Diabetes does not just take its toll on the heart, a new study in Japan has found. It dramatically increases the risks of developing Alzheimer's or dementia in later life.

Researchers from Kyushu University in Japan found that even when other risk factors of dementia such as high blood pressure, high cholesterol and smoking were taken into the account; the risks of vascular dementia and Alzheimer's from diabetes was still extremely high.

Dementia is a chronic mental disorder caused by brain disease or injury and marked by memory disorders, personality changes, and impaired reasoning.

1,017 individuals aged at least 60, were studied in Japan as a part of the study. These individuals were followed closely for 11 years, undergoing a glucose tolerance test after overnight fasting to determine whether they had diabetes.

They found 27 percent of the diabetics have developed dementia, compared to 21 percent of people without diabetes and therefore diabetics had doubled the risk of developing different forms of dementia, compared to individuals with normal blood glucose levels.

It's really important for the public health to understand that diabetes is a significant risk factor for all of these types of dementia, says Rachel Whitmer, PhD, an epidemiologist in the research division of Kaiser Permanente Northern California. She was not involved in the study.

Whitmer said the new study was done well and provides good evidence but further investigations need to be made to find out why people with diabetes are at a greater risk, Health.com reported.

So far research has found that diabetes could contribute to dementia because of Insulin resistance where high blood sugar can interfere with the body's ability to break down protein, forming brain plaque, which have been linked to Alzheimer's disease. High blood sugar has also been linked to damaging cells due to certain oxygen containing molecules.

The study also found that people with pre-diabetes or those with high blood sugar levels had a higher risk of developing dementia.

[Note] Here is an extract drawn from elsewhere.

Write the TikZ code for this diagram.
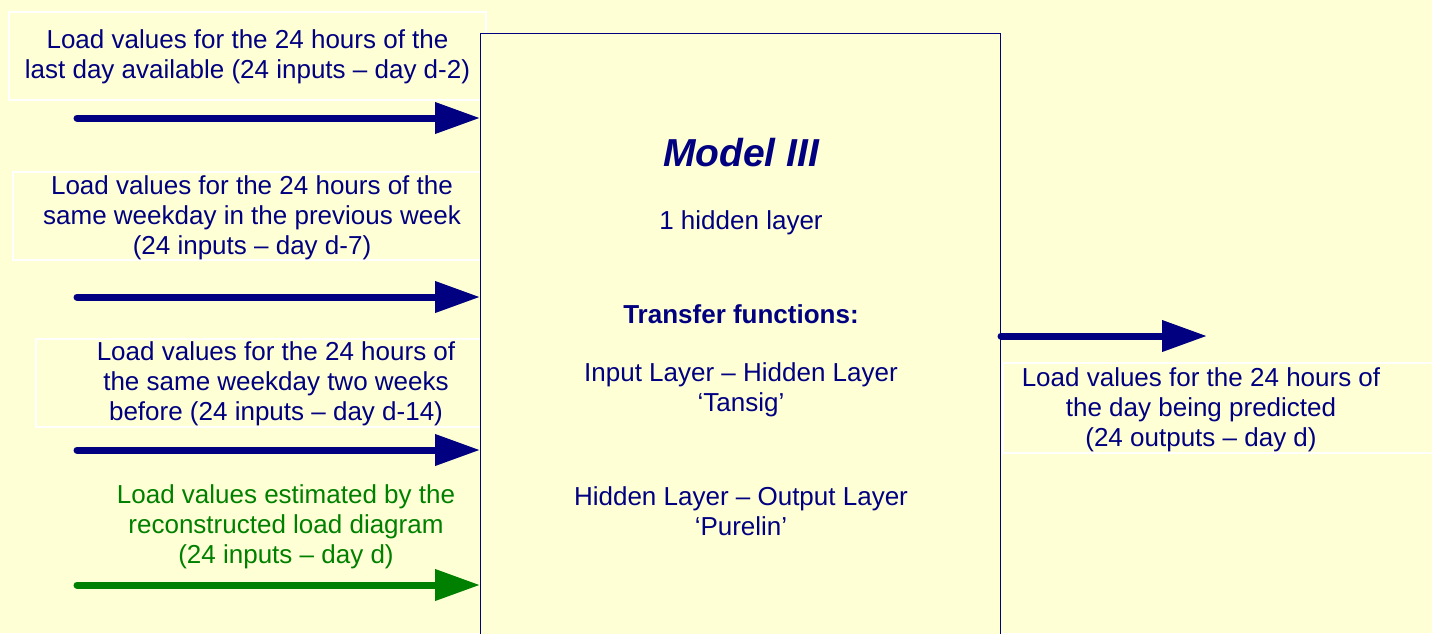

A Shot of Insulin Nasal Spray Could slow Alzheimer's Disease

Meanwhile, a recent study found that a daily dosage of insulin nasal spray could slow down the development of Alzheimer's disease, having a positive impact on improving the memory of moderate Alzheimer's sufferers

The pilot study led by Suzanne Craft of the Veterans Affairs Puget Sound Health Care System and carried out on a 104 patient found that insulin could improve memory of moderate Alzheimer sufferers and those with mild cognitive impairment (AMCI).

Patients who received 20 IU of intranasal insulin daily, over a period of four months, showed overall improvements to their cognitive functions, which were tested through story, recall tests.

The groups of patients at the average age of 72 were randomly divided into three and were given either a moderate, low or placebo dose of insulin spray through their nose.

Patients were told stories and tested over time to see how much of the details they could remember. After four months, those patients that were given the moderate 20 IU dose saw significant improvements in story recall and general thinking tests called ADAS-cog.

Those patients who were given a lower dose of the insulin also showed improvements. Our results suggest that the administration of intranasal insulin may have a therapeutic benefit for adults with aMCI or Alzheimer's disease, Craft and her colleagues wrote in the Archives of Neurology.

No similar associations were observed for the placebo group, suggesting that these correlations were not due to general factors such as disease progression, said Craft.

Alzheimer's patients are known to have decreased levels of insulin in their central nervous system, which can be critical for the normal functioning of the brain.

Dr. James Galvin of New York University Langone Medical Center said although the study was small, it provides some of the most convincing evidence to date that insulin treatment may alleviate symptoms of Alzheimer's disease, Reuters reported.

He also pointed to studies of large groups of people that have linked type 2 diabetes with Alzheimer's disease. Studies performed on mice that have been administered with insulin nasal spray have proven to improve their performance when genetically alters to develop Alzheimer's disease.  

To make these findings more than just hopeful, researchers must carry out a much larger, longer study, now scheduled to begin next summer. Results from the larger study will not be available for at least 18 months after that, according to Robert Bazell, chief Science and Health correspondent of NBC news.

Alzheimer's Facts and Figures:

An estimated 5.4 million people have Alzheimer's disease according to the Alzheimer's Association with 14.9 million unpaid caregivers and 183 billion dollars in annual cost. Alzheimer's is the most common form of dementia. It is a disease that progressively worsens over time in its early stages, memory loss is mild, but with late-stage Alzheimer's, individuals lose the ability to carry on a conversation and respond to their environment. It is the sixth leading cause of death in the United States.